__Task input__

-------------------------

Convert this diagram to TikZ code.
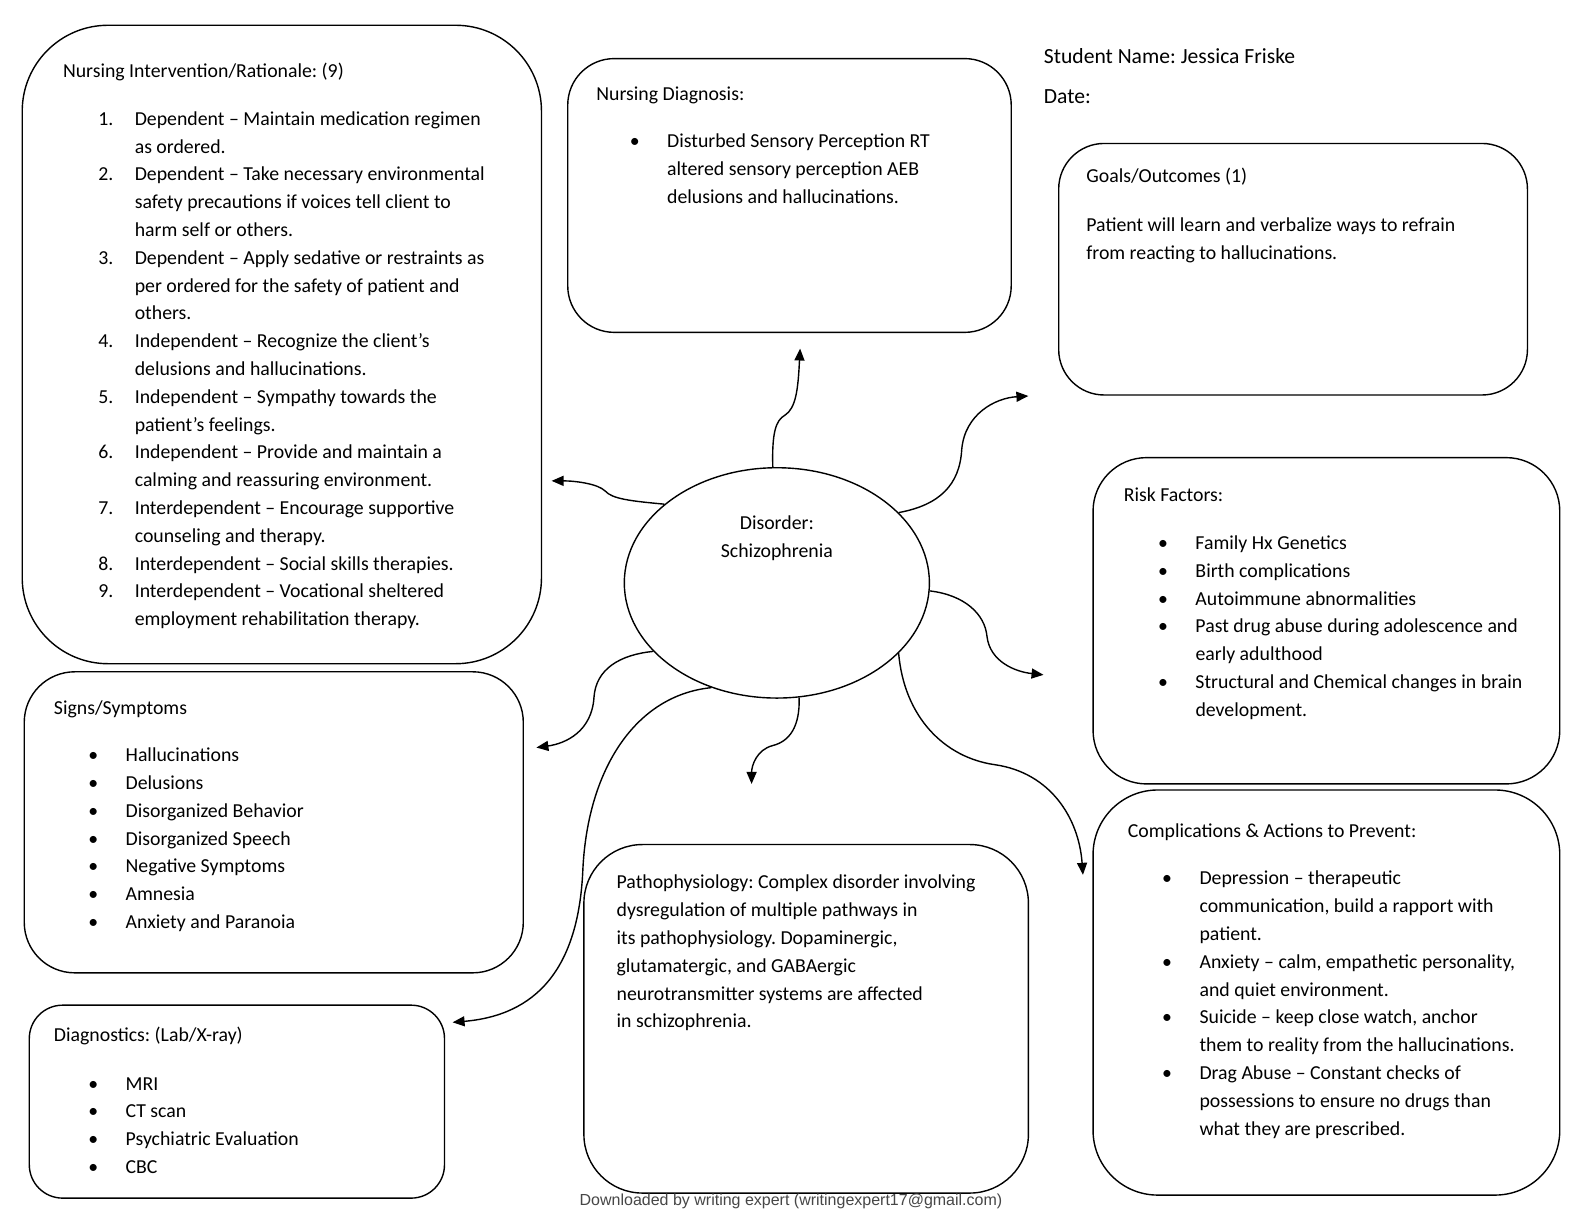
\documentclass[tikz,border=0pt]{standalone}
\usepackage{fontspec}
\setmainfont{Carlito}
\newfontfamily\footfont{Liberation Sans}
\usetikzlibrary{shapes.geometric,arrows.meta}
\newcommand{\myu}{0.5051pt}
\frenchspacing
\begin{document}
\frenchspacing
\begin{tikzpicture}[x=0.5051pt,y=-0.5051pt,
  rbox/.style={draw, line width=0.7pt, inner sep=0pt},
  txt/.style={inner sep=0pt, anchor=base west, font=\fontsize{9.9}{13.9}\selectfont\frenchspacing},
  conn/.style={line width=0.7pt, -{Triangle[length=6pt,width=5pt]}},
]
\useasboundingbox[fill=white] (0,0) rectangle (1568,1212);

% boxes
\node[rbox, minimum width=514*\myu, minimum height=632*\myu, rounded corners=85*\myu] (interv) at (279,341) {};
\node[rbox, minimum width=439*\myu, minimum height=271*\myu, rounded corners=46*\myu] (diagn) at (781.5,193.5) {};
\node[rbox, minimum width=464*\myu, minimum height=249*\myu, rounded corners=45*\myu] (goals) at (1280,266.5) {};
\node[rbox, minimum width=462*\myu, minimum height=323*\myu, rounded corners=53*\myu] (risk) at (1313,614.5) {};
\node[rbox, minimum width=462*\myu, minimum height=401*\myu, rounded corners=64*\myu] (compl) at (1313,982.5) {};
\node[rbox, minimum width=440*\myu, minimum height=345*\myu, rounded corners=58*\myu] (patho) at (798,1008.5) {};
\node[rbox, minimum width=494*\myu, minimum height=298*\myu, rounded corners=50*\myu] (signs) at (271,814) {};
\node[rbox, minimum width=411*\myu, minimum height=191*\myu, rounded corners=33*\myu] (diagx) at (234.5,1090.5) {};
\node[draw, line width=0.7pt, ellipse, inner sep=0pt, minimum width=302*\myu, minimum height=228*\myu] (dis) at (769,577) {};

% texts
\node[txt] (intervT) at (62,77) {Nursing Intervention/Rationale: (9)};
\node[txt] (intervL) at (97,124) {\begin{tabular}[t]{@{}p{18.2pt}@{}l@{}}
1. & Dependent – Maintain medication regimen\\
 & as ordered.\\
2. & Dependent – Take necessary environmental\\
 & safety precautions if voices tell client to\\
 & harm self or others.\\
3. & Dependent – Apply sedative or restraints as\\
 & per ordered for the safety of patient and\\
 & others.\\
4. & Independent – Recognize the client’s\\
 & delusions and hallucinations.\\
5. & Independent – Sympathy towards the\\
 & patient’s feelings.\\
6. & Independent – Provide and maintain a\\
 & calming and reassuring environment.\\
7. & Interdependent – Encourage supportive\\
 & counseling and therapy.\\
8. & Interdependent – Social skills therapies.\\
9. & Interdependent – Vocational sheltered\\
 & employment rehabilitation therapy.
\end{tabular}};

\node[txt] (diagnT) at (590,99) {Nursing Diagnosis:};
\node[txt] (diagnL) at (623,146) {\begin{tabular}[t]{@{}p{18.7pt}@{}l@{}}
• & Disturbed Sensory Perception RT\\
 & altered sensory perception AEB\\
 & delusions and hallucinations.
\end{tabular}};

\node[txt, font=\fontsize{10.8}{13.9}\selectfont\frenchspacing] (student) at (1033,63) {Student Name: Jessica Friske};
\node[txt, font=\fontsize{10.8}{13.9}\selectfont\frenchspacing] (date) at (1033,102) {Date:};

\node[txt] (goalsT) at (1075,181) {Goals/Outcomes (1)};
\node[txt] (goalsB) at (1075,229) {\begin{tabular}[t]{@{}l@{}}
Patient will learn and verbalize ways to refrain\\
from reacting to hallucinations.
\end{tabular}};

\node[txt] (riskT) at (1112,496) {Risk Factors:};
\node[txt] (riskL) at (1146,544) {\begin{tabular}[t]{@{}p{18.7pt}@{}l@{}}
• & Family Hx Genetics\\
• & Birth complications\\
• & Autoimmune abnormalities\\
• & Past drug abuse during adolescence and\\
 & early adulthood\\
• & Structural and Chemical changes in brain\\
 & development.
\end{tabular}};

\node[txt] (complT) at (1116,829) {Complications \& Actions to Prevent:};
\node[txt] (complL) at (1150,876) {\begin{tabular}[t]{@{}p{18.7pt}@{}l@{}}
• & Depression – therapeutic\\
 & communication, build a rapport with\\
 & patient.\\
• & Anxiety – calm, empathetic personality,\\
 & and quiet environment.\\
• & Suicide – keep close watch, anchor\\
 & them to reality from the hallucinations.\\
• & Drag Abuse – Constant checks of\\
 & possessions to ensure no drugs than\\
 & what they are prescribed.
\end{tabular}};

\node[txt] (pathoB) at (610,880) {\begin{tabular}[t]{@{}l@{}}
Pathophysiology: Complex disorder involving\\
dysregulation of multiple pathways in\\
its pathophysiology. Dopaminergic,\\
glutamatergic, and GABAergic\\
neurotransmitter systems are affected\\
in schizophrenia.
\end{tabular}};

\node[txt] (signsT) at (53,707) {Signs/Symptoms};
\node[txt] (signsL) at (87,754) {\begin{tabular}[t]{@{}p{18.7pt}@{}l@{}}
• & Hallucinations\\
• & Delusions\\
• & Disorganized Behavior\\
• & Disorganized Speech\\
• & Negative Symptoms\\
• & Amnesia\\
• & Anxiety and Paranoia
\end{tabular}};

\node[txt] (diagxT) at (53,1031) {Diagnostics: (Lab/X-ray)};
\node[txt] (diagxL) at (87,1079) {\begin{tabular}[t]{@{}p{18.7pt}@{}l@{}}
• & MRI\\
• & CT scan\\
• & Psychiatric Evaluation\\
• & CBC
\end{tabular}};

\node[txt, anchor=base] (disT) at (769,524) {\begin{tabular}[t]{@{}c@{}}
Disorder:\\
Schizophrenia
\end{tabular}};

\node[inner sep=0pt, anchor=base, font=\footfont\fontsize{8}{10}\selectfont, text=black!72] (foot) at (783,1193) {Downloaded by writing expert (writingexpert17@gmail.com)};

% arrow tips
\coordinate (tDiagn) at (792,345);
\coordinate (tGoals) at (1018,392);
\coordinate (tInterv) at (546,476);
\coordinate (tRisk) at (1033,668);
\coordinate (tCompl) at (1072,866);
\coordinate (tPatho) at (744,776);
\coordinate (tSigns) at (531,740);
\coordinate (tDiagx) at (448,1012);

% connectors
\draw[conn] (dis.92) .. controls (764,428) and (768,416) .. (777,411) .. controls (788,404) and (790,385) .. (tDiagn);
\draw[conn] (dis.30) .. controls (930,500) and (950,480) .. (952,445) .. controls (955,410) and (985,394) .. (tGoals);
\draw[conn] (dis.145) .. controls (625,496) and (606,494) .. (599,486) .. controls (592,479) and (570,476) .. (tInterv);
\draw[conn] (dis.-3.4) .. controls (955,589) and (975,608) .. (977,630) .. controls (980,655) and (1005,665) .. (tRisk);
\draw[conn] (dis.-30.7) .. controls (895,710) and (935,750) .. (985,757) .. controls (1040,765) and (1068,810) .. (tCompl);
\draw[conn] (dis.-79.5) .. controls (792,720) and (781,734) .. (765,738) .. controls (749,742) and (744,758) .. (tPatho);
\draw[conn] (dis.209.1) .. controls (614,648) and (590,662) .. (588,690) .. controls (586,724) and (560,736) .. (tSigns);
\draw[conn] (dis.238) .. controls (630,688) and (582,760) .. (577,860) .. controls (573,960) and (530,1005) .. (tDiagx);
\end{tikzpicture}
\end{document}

-------------------------

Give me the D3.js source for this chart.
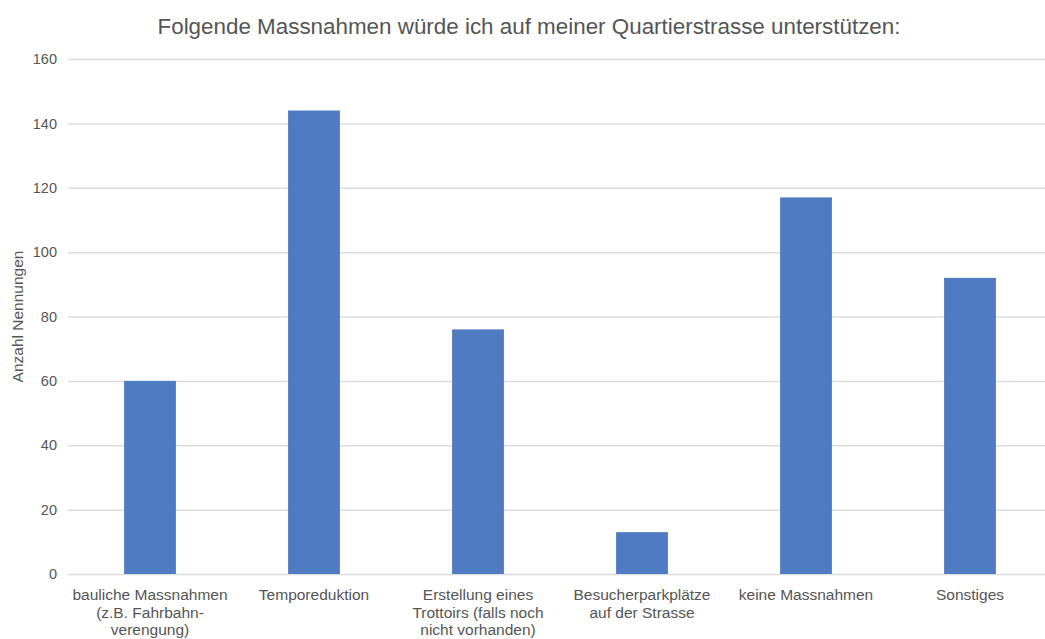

-------------------------

__Written task__
Nothing but the lines from the one containing "Convert this diagram to TikZ code." through the one containing "width=0.7pt, ellipse, inner" should be written out, exactly and with both ends. Pictures are left out.

__Final result__
Convert this diagram to TikZ code.
\documentclass[tikz,border=0pt]{standalone}
\usepackage{fontspec}
\setmainfont{Carlito}
\newfontfamily\footfont{Liberation Sans}
\usetikzlibrary{shapes.geometric,arrows.meta}
\newcommand{\myu}{0.5051pt}
\frenchspacing
\begin{document}
\frenchspacing
\begin{tikzpicture}[x=0.5051pt,y=-0.5051pt,
  rbox/.style={draw, line width=0.7pt, inner sep=0pt},
  txt/.style={inner sep=0pt, anchor=base west, font=\fontsize{9.9}{13.9}\selectfont\frenchspacing},
  conn/.style={line width=0.7pt, -{Triangle[length=6pt,width=5pt]}},
]
\useasboundingbox[fill=white] (0,0) rectangle (1568,1212);

% boxes
\node[rbox, minimum width=514*\myu, minimum height=632*\myu, rounded corners=85*\myu] (interv) at (279,341) {};
\node[rbox, minimum width=439*\myu, minimum height=271*\myu, rounded corners=46*\myu] (diagn) at (781.5,193.5) {};
\node[rbox, minimum width=464*\myu, minimum height=249*\myu, rounded corners=45*\myu] (goals) at (1280,266.5) {};
\node[rbox, minimum width=462*\myu, minimum height=323*\myu, rounded corners=53*\myu] (risk) at (1313,614.5) {};
\node[rbox, minimum width=462*\myu, minimum height=401*\myu, rounded corners=64*\myu] (compl) at (1313,982.5) {};
\node[rbox, minimum width=440*\myu, minimum height=345*\myu, rounded corners=58*\myu] (patho) at (798,1008.5) {};
\node[rbox, minimum width=494*\myu, minimum height=298*\myu, rounded corners=50*\myu] (signs) at (271,814) {};
\node[rbox, minimum width=411*\myu, minimum height=191*\myu, rounded corners=33*\myu] (diagx) at (234.5,1090.5) {};
\node[draw, line width=0.7pt, ellipse, inner sep=0pt, minimum width=302*\myu, minimum height=228*\myu] (dis) at (769,577) {};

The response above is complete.